Monday, November 7, 2016

November 6th- Ordinary Time

Some of the Sadducees, who say there is no resurrection, came to Jesus with a question. “Teacher,” they said, “Moses wrote for us that if a man’s brother dies and leaves a wife but no children, the man must marry the widow and raise up offspring for his brother. Now there were seven brothers. The first one married a woman and died childless. The second and then the third married her, and in the same way the seven died, leaving no children. Finally, the woman died too.  Now then, at the resurrection whose wife will she be, since the seven were married to her?”
 Jesus replied, “The people of this age marry and are given in marriage.  But those who are considered worthy of taking part in the age to come and in the resurrection from the dead will neither marry nor be given in marriage,  and they can no longer die; for they are like the angels.
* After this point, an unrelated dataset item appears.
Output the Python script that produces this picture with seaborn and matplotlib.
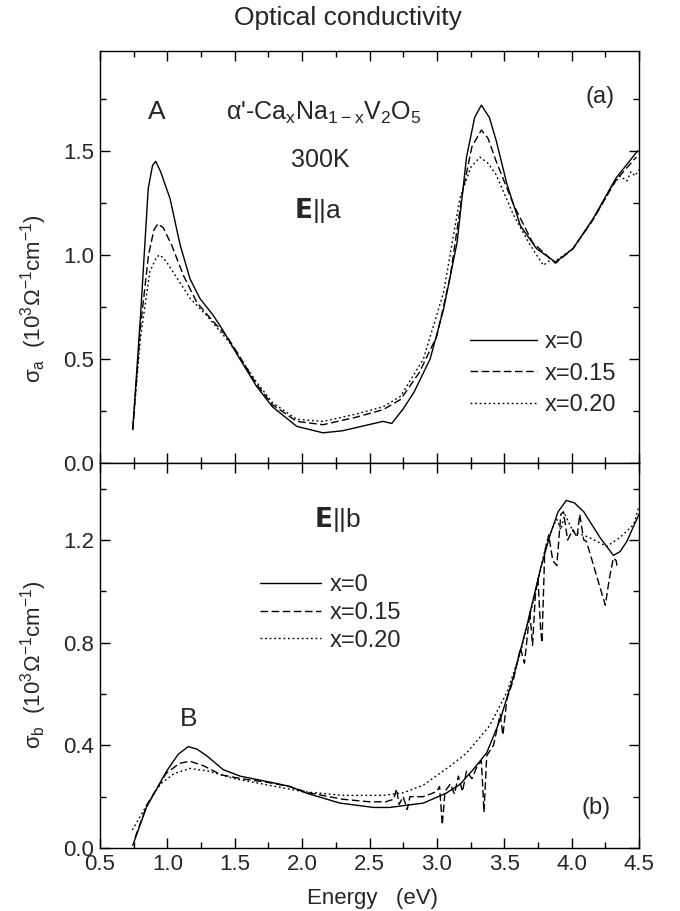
import numpy as np
import pandas as pd
import matplotlib
matplotlib.use("Agg")
import matplotlib.pyplot as plt
import seaborn as sns
from matplotlib.ticker import MultipleLocator, FormatStrFormatter

# sigma_a, E||a
ea_x0 = [0.743, 0.80, 0.858, 0.89, 0.913, 0.95, 1.02, 1.094, 1.168, 1.242, 1.34, 1.41, 1.51,
         1.66, 1.78, 1.96, 2.155, 2.30, 2.40, 2.50, 2.60, 2.665, 2.75, 2.83, 2.95, 3.05, 3.15,
         3.22, 3.28, 3.33, 3.39, 3.44, 3.52, 3.62, 3.74, 3.88, 4.01, 4.16, 4.33, 4.49]
sa_x0 = [0.16, 0.70, 1.32, 1.43, 1.45, 1.40, 1.27, 1.05, 0.885, 0.79, 0.71, 0.64, 0.53,
         0.37, 0.27, 0.176, 0.145, 0.155, 0.17, 0.185, 0.20, 0.19, 0.26, 0.34, 0.50, 0.74, 1.06,
         1.47, 1.66, 1.72, 1.66, 1.55, 1.34, 1.14, 1.03, 0.965, 1.03, 1.175, 1.37, 1.50]

ea_x15 = [0.743, 0.80, 0.86, 0.90, 0.93, 0.97, 1.03, 1.12, 1.22, 1.34, 1.44, 1.51, 1.66, 1.78,
          1.96, 2.155, 2.40, 2.60, 2.73, 2.87, 3.00, 3.10, 3.19, 3.26, 3.33, 3.38, 3.44, 3.57,
          3.71, 3.88, 4.01, 4.16, 4.33, 4.48]
sa_x15 = [0.16, 0.65, 1.00, 1.12, 1.15, 1.13, 1.05, 0.90, 0.77, 0.68, 0.61, 0.54, 0.38, 0.28,
          0.20, 0.184, 0.22, 0.256, 0.305, 0.435, 0.61, 0.90, 1.30, 1.52, 1.60, 1.56, 1.45, 1.24,
          1.06, 0.96, 1.03, 1.17, 1.36, 1.47]

ea_x20 = [0.743, 0.80, 0.87, 0.92, 0.945, 0.99, 1.04, 1.17, 1.29, 1.46, 1.66, 1.78, 1.96, 2.155,
          2.40, 2.60, 2.73, 2.90, 3.05, 3.17, 3.25, 3.32, 3.38, 3.44, 3.57, 3.69, 3.76, 3.79,
          3.83, 3.89, 4.01, 4.16, 4.30, 4.36, 4.41, 4.44, 4.47, 4.50]
sa_x20 = [0.17, 0.60, 0.92, 0.99, 1.00, 0.97, 0.92, 0.79, 0.71, 0.58, 0.39, 0.29, 0.21, 0.20,
          0.235, 0.27, 0.32, 0.50, 0.82, 1.27, 1.42, 1.47, 1.44, 1.385, 1.19, 1.05, 0.98, 0.95,
          0.97, 0.975, 1.03, 1.17, 1.33, 1.38, 1.355, 1.40, 1.38, 1.41]

# sigma_b, E||b
eb_x0 = [0.743, 0.846, 0.995, 1.08, 1.155, 1.22, 1.29, 1.415, 1.54, 1.786, 1.91, 2.03, 2.28,
         2.53, 2.65, 2.90, 3.07, 3.17, 3.27, 3.37, 3.47, 3.57, 3.67, 3.77, 3.84, 3.90, 3.96,
         4.02, 4.09, 4.21, 4.31, 4.36, 4.41, 4.50]
sb_x0 = [0.01, 0.16, 0.30, 0.365, 0.395, 0.385, 0.36, 0.305, 0.28, 0.254, 0.24, 0.214, 0.175,
         0.158, 0.158, 0.175, 0.214, 0.247, 0.306, 0.371, 0.50, 0.67, 0.87, 1.09, 1.22, 1.31,
         1.354, 1.345, 1.31, 1.21, 1.14, 1.155, 1.195, 1.30]

eb_x15 = [0.76, 0.85, 0.99, 1.09, 1.168, 1.27, 1.40, 1.55, 1.75, 1.90, 2.05, 2.30, 2.50, 2.62,
          2.68, 2.70, 2.72, 2.75, 2.78, 2.80, 2.90, 2.95, 3.00, 3.02, 3.04, 3.06, 3.10, 3.13,
          3.16, 3.19, 3.22, 3.26, 3.30, 3.33, 3.35, 3.37, 3.42, 3.47, 3.49, 3.52, 3.57, 3.62,
          3.65, 3.69, 3.71, 3.73, 3.75, 3.77, 3.78, 3.80, 3.83, 3.86, 3.89, 3.92, 3.94, 3.97,
          4.01, 4.04, 4.06, 4.09, 4.11, 4.18, 4.25, 4.28, 4.31, 4.33, 4.34]
sb_x15 = [0.04, 0.17, 0.29, 0.33, 0.338, 0.32, 0.285, 0.27, 0.255, 0.24, 0.215, 0.19, 0.18, 0.18,
          0.19, 0.23, 0.17, 0.20, 0.15, 0.20, 0.20, 0.21, 0.22, 0.24, 0.09, 0.22, 0.25, 0.21,
          0.28, 0.22, 0.30, 0.27, 0.32, 0.34, 0.14, 0.36, 0.40, 0.52, 0.44, 0.58, 0.66, 0.78,
          0.72, 0.92, 0.79, 0.98, 1.05, 0.85, 0.80, 1.15, 1.22, 1.12, 1.10, 1.30, 1.31, 1.20,
          1.24, 1.21, 1.30, 1.20, 1.195, 1.07, 0.946, 1.05, 1.13, 1.12, 1.09]

eb_x20 = [0.74, 0.85, 0.95, 1.05, 1.168, 1.30, 1.50, 1.75, 2.00, 2.30, 2.60, 2.75, 2.90, 3.02,
          3.10, 3.22, 3.39, 3.52, 3.62, 3.72, 3.81, 3.86, 3.89, 3.92, 3.95, 4.01, 4.13, 4.26,
          4.36, 4.46, 4.50]
sb_x20 = [0.07, 0.17, 0.25, 0.29, 0.31, 0.30, 0.27, 0.245, 0.22, 0.205, 0.205, 0.215, 0.245, 0.29,
          0.32, 0.37, 0.475, 0.607, 0.76, 0.97, 1.18, 1.25, 1.28, 1.24, 1.30, 1.234, 1.21, 1.175,
          1.21, 1.26, 1.33]

labels = ["x=0", "x=0.15", "x=0.20"]

sns.set_style("ticks")
plt.rcParams['font.family'] = ['Liberation Sans', 'DejaVu Sans']
plt.rcParams['mathtext.default'] = 'regular'
plt.rcParams['axes.linewidth'] = 1.0

fig = plt.figure(figsize=(6.8, 9.11), dpi=100)
ax1 = fig.add_axes([100 / 680, 1 - 463 / 911, 539 / 680, 412 / 911])
ax2 = fig.add_axes([100 / 680, 1 - 848 / 911, 539 / 680, 385 / 911])

styles = [dict(linestyle="-"), dict(linestyle=(0, (5.5, 2.5))), dict(linestyle=(0, (1.3, 2.0)))]

top = [(ea_x0, sa_x0), (ea_x15, sa_x15), (ea_x20, sa_x20)]
bot = [(eb_x0, sb_x0), (eb_x15, sb_x15), (eb_x20, sb_x20)]

for ax, series in [(ax1, top), (ax2, bot)]:
    for (e, s), lab, st in zip(series, labels, styles):
        sns.lineplot(x=e, y=s, ax=ax, color="black", lw=1.0, sort=False,
                     estimator=None, label=lab, **st)

fs = 16
for ax in (ax1, ax2):
    ax.set_xlim(0.5, 4.5)
    ax.xaxis.set_major_locator(MultipleLocator(0.5))
    ax.xaxis.set_minor_locator(MultipleLocator(0.25))
    ax.xaxis.set_major_formatter(FormatStrFormatter('%.1f'))
    ax.tick_params(which="both", direction="in", top=True, right=True, labelsize=fs, color="black")
    ax.tick_params(which="major", length=7, width=1.0, pad=4)
    ax.tick_params(which="minor", length=4, width=1.0)
    for sp in ax.spines.values():
        sp.set_color("black")

ax1.set_ylim(0, 1.98)
ax1.yaxis.set_major_locator(MultipleLocator(0.5))
ax1.yaxis.set_minor_locator(MultipleLocator(0.25))
ax1.yaxis.set_major_formatter(FormatStrFormatter('%.1f'))
ax1.tick_params(labelbottom=False)

ax2.set_ylim(0, 1.5)
ax2.yaxis.set_major_locator(MultipleLocator(0.4))
ax2.yaxis.set_minor_locator(MultipleLocator(0.2))
ax2.yaxis.set_major_formatter(FormatStrFormatter('%.1f'))

ax1.set_ylabel(r"$\sigma_a$  (10$^3\Omega^{-1}$cm$^{-1}$)", fontsize=fs)
ax1.yaxis.set_label_coords(-0.095, 0.40)
ax2.set_ylabel(r"$\sigma_b$  (10$^3\Omega^{-1}$cm$^{-1}$)", fontsize=fs)
ax2.yaxis.set_label_coords(-0.095, 0.475)
ax1.set_xlabel("")
ax2.set_xlabel("Energy   (eV)", fontsize=fs)
ax2.xaxis.set_label_coords(0.506, -0.105)

leg_fs = 17
leg_kw = dict(frameon=False, fontsize=leg_fs, borderpad=0, borderaxespad=0,
              handletextpad=0.34, loc="upper left")
ax1.legend(bbox_to_anchor=(0.686, 0.32), handlelength=2.85, labelspacing=0.4, **leg_kw)
ax2.legend(bbox_to_anchor=(0.297, 0.712), handlelength=2.6, labelspacing=0.25, **leg_kw)

ax1.text(0.106, 0.852, "A", transform=ax1.transAxes, fontsize=19, ha="center", va="center")
ax1.text(0.416, 0.833, "α'-Ca$_x$Na$_{1-x}$V$_2$O$_5$", transform=ax1.transAxes,
         fontsize=18, ha="center", va="baseline")
ax1.text(0.408, 0.718, "300K", transform=ax1.transAxes, fontsize=18, ha="center", va="baseline")
ax1.text(0.405, 0.595, r"$\mathbf{E}$||a", transform=ax1.transAxes, fontsize=19,
         ha="center", va="baseline")
ax1.text(0.928, 0.888, "(a)", transform=ax1.transAxes, fontsize=17, ha="center", va="center")

ax2.text(0.441, 0.834, r"$\mathbf{E}$||b", transform=ax2.transAxes, fontsize=19,
         ha="center", va="baseline")
ax2.text(0.165, 0.335, "B", transform=ax2.transAxes, fontsize=19, ha="center", va="center")
ax2.text(0.92, 0.104, "(b)", transform=ax2.transAxes, fontsize=17, ha="center", va="center")

fig.text(0.511, 0.98, "Optical conductivity", fontsize=19, ha="center", va="center")

fig.savefig("out.png", dpi=100)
They are God’s children, since they are children of the resurrection.  But in the account of the burning bush, even Moses showed that the dead rise, for he calls the Lord ‘the God of Abraham, and the God of Isaac, and the God of Jacob.’ He is not the God of the dead, but of the living, for to him all are alive.”   -Luke 20:27-38

My Dear Ones,
The first time I flew in an airplane, I was four years old and on my way from Ohio to California because grandma and grandpa were taking Aunt Laura and me to Disneyland.  My cat, Heathen, had just died, and so once the plane broke above the clouds, I pressed my nose against the glass of the window, convinced that I was about to see Heathen again, because wasn't heaven in the clouds?
In the sixth grade, I remember answering a classmate who inquired about my version of heaven that it would be me and my friends in a white, Greek temple (mythology phase, don't ask) with thick Oriental rugs (???) playing music and eating good food (OK, those last two sound pretty good).
And if you asked me about heaven now, I would say: I'm sorry, but I just don't know.  I don't know what it will look like.  I don't know what you'll wear, if you'll even need clothes, if you will be able to see people who are still alive.  And if, as you are reading this, you have lost someone you love, believe me when I tell you how sorry I am that I don't know more.  Because when someone we love dies, we can't talk with them anymore, and we desperately want to know, wherever they are, that they are ok.  We think we'd be so much more at peace if we knew for sure.
I can't tell you if you'll be able to eat meatball sandwiches in heaven.  But I can tell you what Jesus tells the Saduccees: God is the God of the living, not the God of the dead, "for to him all are alive."  Human bodies are always moving towards bodily death.  That is the way that they are made.  But we- all of us, the important, deep-down parts of us- are always moving towards life.  Whether you're in a good time of your life or a tough time of your life, something better is coming.  This goes against almost everything we know about the natural world, which is always moving towards an ending.  But this is at the very heart of what it means to believe in God: living in the hope that we are moving towards life, because we love a God who is bigger than even death itself.